Picture

About King Context.

In short: on context, (streaming) (big) data & information architecture.

More info soon. Someday.

Connect Kafka to S3

I already wrote about the Kafka Connect HDFS Connector to connect Kafka to HDFS. Up next: offloading data from Kafka to S3. For those of you that don’t want to run a HDFS cluster.

The Kafka Connect HDFS Connector should theoretically allow to simply connect to S3 as well (via the S3 Hadoop file system), but soon it became clear it’s not working out of the box. The main problem is the connector updating a WAL co-located with the data on S3. But other than regular HDFS, the S3 Hadoop file system doesn’t support appending to existing files.

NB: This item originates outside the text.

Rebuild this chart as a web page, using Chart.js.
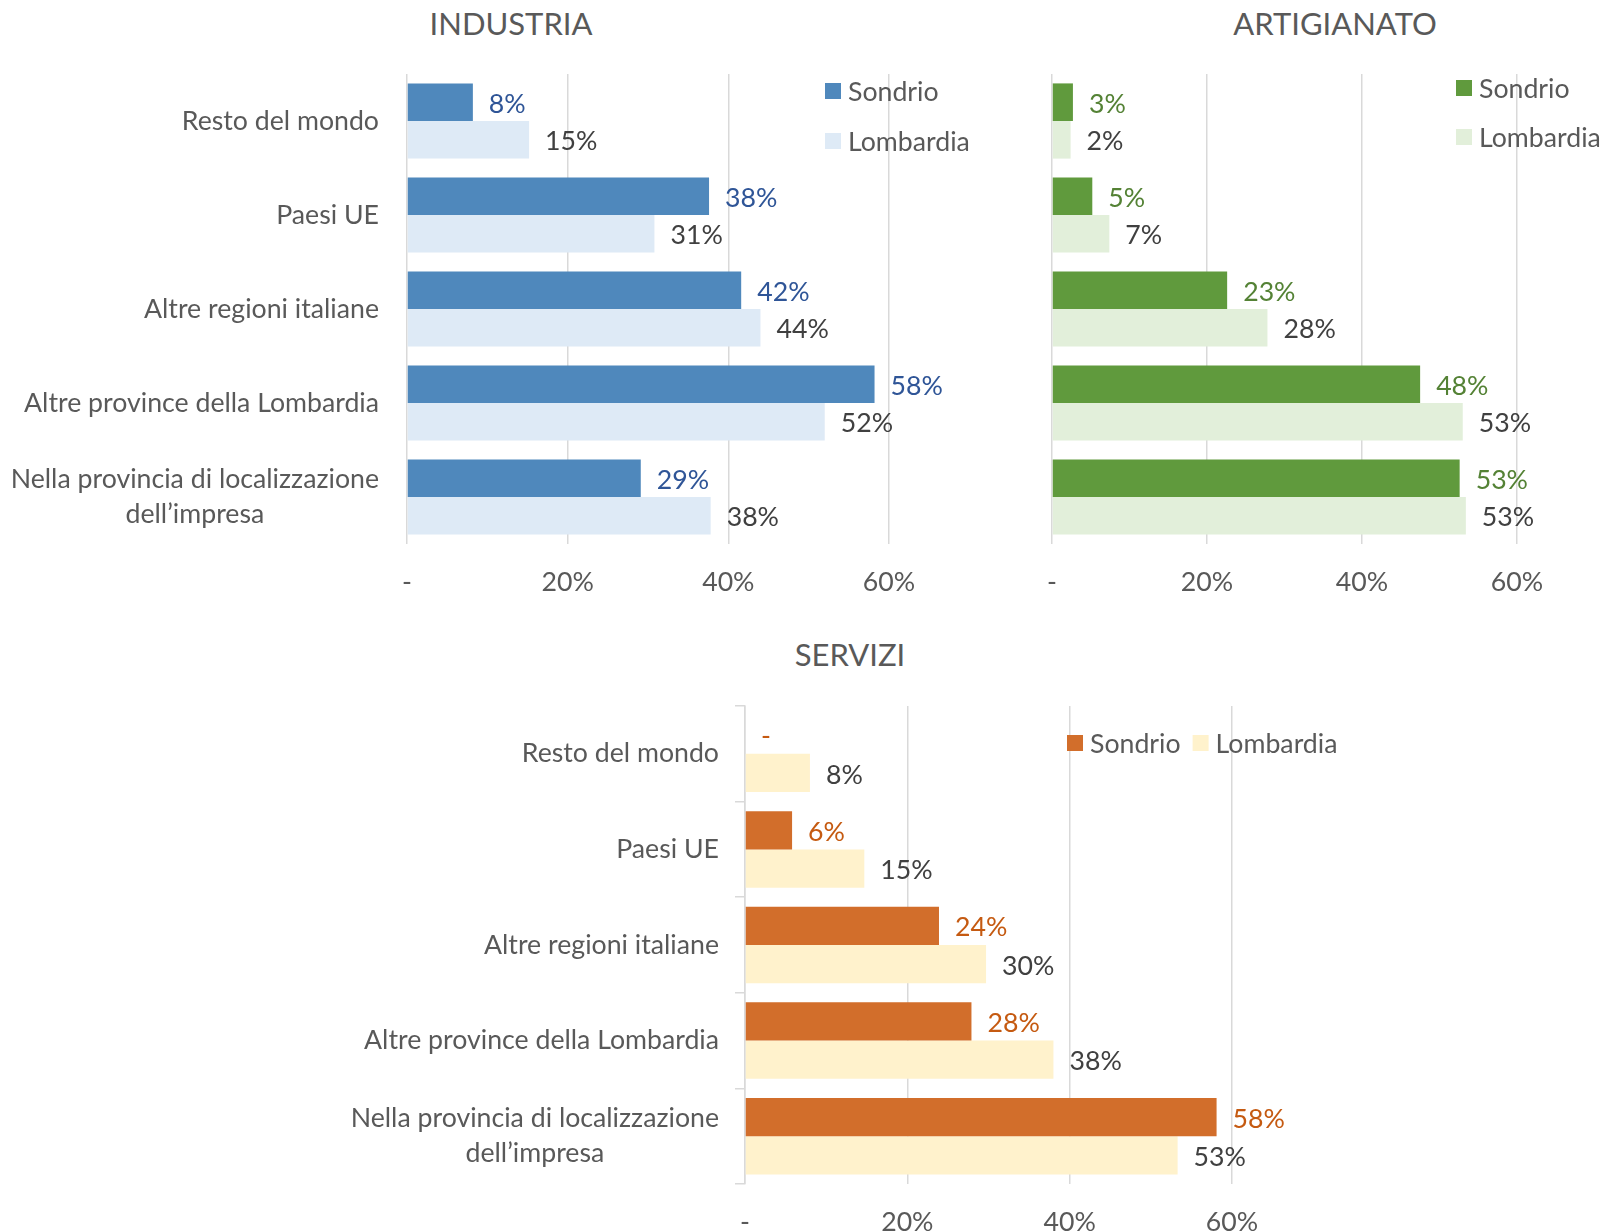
<!DOCTYPE html>
<html>
<head>
<meta charset="utf-8">
<script src="https://cdn.jsdelivr.net/npm/chart.js@4/dist/chart.umd.min.js"></script>
<style>
  body { margin: 0; background: #fff; width: 1607px; height: 1232px; position: relative; overflow: hidden; }
  canvas { position: absolute; }
  .title { position: absolute; font-family: Lato, sans-serif; font-size: 31px; color: #595959; transform: translate(-50%, -50%); white-space: nowrap; }
</style>
</head>
<body>
<div class="title" style="left:511px;top:23px">INDUSTRIA</div>
<div class="title" style="left:1335px;top:23px">ARTIGIANATO</div>
<div class="title" style="left:850px;top:654px">SERVIZI</div>
<canvas id="industria" width="1010" height="620" style="left:0;top:0"></canvas>
<canvas id="artigianato" width="647" height="620" style="left:960px;top:0"></canvas>
<canvas id="servizi" width="1277" height="612" style="left:330px;top:620px"></canvas>
<script>
// categories, top to bottom
let categories = [
    "Resto del mondo",
    "Paesi UE",
    "Altre regioni italiane",
    "Altre province della Lombardia",
    ["Nella provincia di localizzazione", "dell\u2019impresa"]
];
let seriesNames = ["Sondrio", "Lombardia"];
let xTicks = [0, 0.2, 0.4, 0.6];

// shares
let industriaSondrio   = [0.082, 0.376, 0.416, 0.582, 0.291];
let industriaLombardia = [0.152, 0.308, 0.440, 0.520, 0.378];
let artigianatoSondrio   = [0.027, 0.052, 0.226, 0.475, 0.526];
let artigianatoLombardia = [0.024, 0.074, 0.278, 0.530, 0.534];
let serviziSondrio   = [0, 0.058, 0.239, 0.279, 0.581];
let serviziLombardia = [0.080, 0.147, 0.297, 0.380, 0.533];

const FONT = "Lato";
const FS = 26.7;
const GRID = "#D9D9D9";

function pct(v)
{
    return v === 0 ? "-" : Math.round(v * 100) + "%";
}

// data labels, category labels and the legend drawn on the canvas
const extras = {
    id: "extras",
    afterDatasetsDraw(chart, args, opts)
    {
        const ctx = chart.ctx;
        ctx.save();
        ctx.font = FS + "px " + FONT;
        ctx.textBaseline = "middle";

        chart.data.datasets.forEach(function(ds, di)
        {
            const meta = chart.getDatasetMeta(di);
            meta.data.forEach(function(bar, i)
            {
                ctx.fillStyle = ds.labelColor;
                ctx.textAlign = "left";
                ctx.fillText(pct(ds.data[i]), bar.x + 16, bar.y + 2);
            });
        });

        if (opts.showCategories)
        {
            const y = chart.scales.y;
            const right = chart.chartArea.left - opts.catGap;
            ctx.fillStyle = "#595959";
            ctx.textAlign = "center";
            chart.data.labels.forEach(function(lab, i)
            {
                const lines = Array.isArray(lab) ? lab : [lab];
                const w = Math.max.apply(null, lines.map(l => ctx.measureText(l).width));
                const cx = right - w / 2;
                const cy = y.getPixelForValue(i);
                const lh = 35;
                lines.forEach(function(l, k)
                {
                    ctx.fillText(l, cx, cy + (k - (lines.length - 1) / 2) * lh);
                });
            });
        }

        const lg = opts.legend;
        let lx = lg.x, ly = lg.y;
        ctx.textAlign = "left";
        chart.data.datasets.forEach(function(ds)
        {
            ctx.fillStyle = ds.backgroundColor;
            ctx.fillRect(lx, ly - 8, 16, 16);
            ctx.fillStyle = "#595959";
            ctx.fillText(ds.label, lx + 23, ly + 1);
            if (lg.horizontal)
                lx += 23 + ctx.measureText(ds.label).width + 12;
            else
                ly += lg.step;
        });
        ctx.restore();
    }
};

function makeChart(id, sondrio, lombardia, colors, box)
{
    const canvas = document.getElementById(id);
    return new Chart(canvas.getContext("2d"),
    {
        type: "bar",
        data:
        {
            labels: categories,
            datasets: [
                {
                    label: seriesNames[0],
                    data: sondrio,
                    backgroundColor: colors[0],
                    labelColor: colors[2],
                    categoryPercentage: 0.8,
                    barPercentage: 1.0
                },
                {
                    label: seriesNames[1],
                    data: lombardia,
                    backgroundColor: colors[1],
                    labelColor: "#404040",
                    categoryPercentage: 0.8,
                    barPercentage: 1.0
                }
            ]
        },
        options:
        {
            indexAxis: "y",
            responsive: false,
            animation: false,
            layout: { padding: { top: box.top, right: canvas.width - box.right, left: 0, bottom: 0 } },
            plugins:
            {
                legend: { display: false },
                tooltip: { enabled: false },
                extras: { showCategories: box.cats, catGap: box.catGap, legend: box.legend }
            },
            scales:
            {
                x:
                {
                    min: 0,
                    max: 0.6,
                    afterBuildTicks: function(s) { s.ticks = xTicks.map(v => ({ value: v })); },
                    afterFit: function(s) { s.height = canvas.height - box.bottom; },
                    grid: { color: GRID, lineWidth: 1.5, drawTicks: false },
                    border: { display: false },
                    ticks: { callback: v => pct(v), color: "#595959", padding: 22, font: { family: FONT, size: FS } }
                },
                y:
                {
                    afterFit: function(s) { s.width = box.left; },
                    ticks: { display: false },
                    grid: box.axisTicks
                        ? { display: true, drawOnChartArea: false, drawTicks: true, tickLength: 10, offset: true, color: GRID, lineWidth: 1.5 }
                        : { display: false },
                    border: { display: box.axisTicks, color: GRID, width: 1.5 }
                }
            }
        },
        plugins: [extras]
    });
}

makeChart("industria", industriaSondrio, industriaLombardia,
    ["#4F88BC", "#DEEAF6", "#2F5597"],
    { left: 407, right: 889, top: 74, bottom: 544, cats: true, catGap: 28, axisTicks: false,
      legend: { x: 825, y: 91, step: 50, horizontal: false } });

makeChart("artigianato", artigianatoSondrio, artigianatoLombardia,
    ["#609A3D", "#E2EFDA", "#548235"],
    { left: 92, right: 557, top: 74, bottom: 544, cats: false, catGap: 0, axisTicks: false,
      legend: { x: 496, y: 88, step: 49, horizontal: false } });

makeChart("servizi", serviziSondrio, serviziLombardia,
    ["#D26E2B", "#FFF2CC", "#C55A11"],
    { left: 415, right: 902, top: 86, bottom: 564, cats: true, catGap: 26, axisTicks: true,
      legend: { x: 737, y: 123, step: 0, horizontal: true } });
</script>
</body>
</html>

Below you’ll read about the steps involved to get it to work, but please keep in mind that I’m still in a test phase. If you’re up for it, do test it yourself and let me know your findings.

Fingers crossed & good luck!


First, familiarize yourself with kafka-connect-hdfs. Install the confluent platform (refered to as $CONFLUENT_HOME) and hadoop (refered to as $HADOOP_HOME).

After that, clone and build this kafka-connect-hdfs fork. To do so, you’ll first have to clone and build (mvn install) some dependencies first: schema-registry, common and rest-utils. I’ll refer to the kafka-connect-hdfs fork directory as $CONNECT_FORK.

Install the kafka-connect-hdfs fork and install the S3 libraries as a connector kafka-connect-s3 (they’re part of the hadoop installation):

rm -R $CONFLUENT_HOME/share/java/kafka-connect-hdfs
cp -R $CONNECT_FORK/target/kafka-connect-hdfs-2.1.0-SNAPSHOT-package/share/java/kafka-connect-hdfs $CONFLUENT_HOME/share/java
mkdir $CONFLUENT_HOME/share/java/kafka-connect-s3
cp $HADOOP_HOME/share/hadoop/tools/lib/aws-java-sdk-1.7.4.jar $HADOOP_HOME/share/hadoop/tools/lib/hadoop-aws-2.7.1.jar $HADOOP_HOME/share/hadoop/tools/lib/jets3t-0.9.0.jar $CONFLUENT_HOME/share/java/kafka-connect-s3/

Create a hadoop configuration folder somewhere (refered to as $HADOOP_CONF). In it, create a file core-site.xml with the following content (substitute your AWS keys and optionally ajust the endpoint):

<?xml version="1.0" encoding="UTF-8"?>
<configuration>
  <property>
    <name>dfs.support.append</name>
    <value>false</value>
  </property>
  <property>
    <name>fs.s3a.endpoint</name>
    <value>s3-eu-west-1.amazonaws.com</value>
  </property>
  <property>
    <name>fs.s3a.access.key</name>
    <value>your-access-key</value>
  </property>
  <property>
    <name>fs.s3a.secret.key</name>
    <value>your-secret-key</value>
  </property>
</configuration>

Edit $CONFLUENT_HOME/etc/kafka-connect-hdfs/quickstart-hdfs.properties so it looks like this (substitute $HADOOP_HOME and $HADOOP_CONF):

name=hdfs-sink
connector.class=io.confluent.connect.hdfs.HdfsSinkConnector
tasks.max=1
topics=test_topic
hdfs.url=s3a://kafka-connect
flush.size=3
hive.integration=false
hadoop.home=$HADOOP_HOME
hadoop.conf.dir=$HADOOP_CONF
logs.dir=log

To test, first start the Confluent platform components (zookeeper, Kafka and schema-registry). We’ll use the default connection settings, this assumes a default confluent install on localhost. Create a topic test-topic and generate some data you’ll want to offload to S3. Also create a S3 bucket named kafka-connect.

We’re ready now to start the kafka-s3-connector. In $CONFLUENT_HOME execute

./bin/connect-standalone etc/schema-registry/connect-avro-standalone.properties etc/kafka-connect-hdfs/quickstart-hdfs.properties

and verify output is created in your S3 bucket.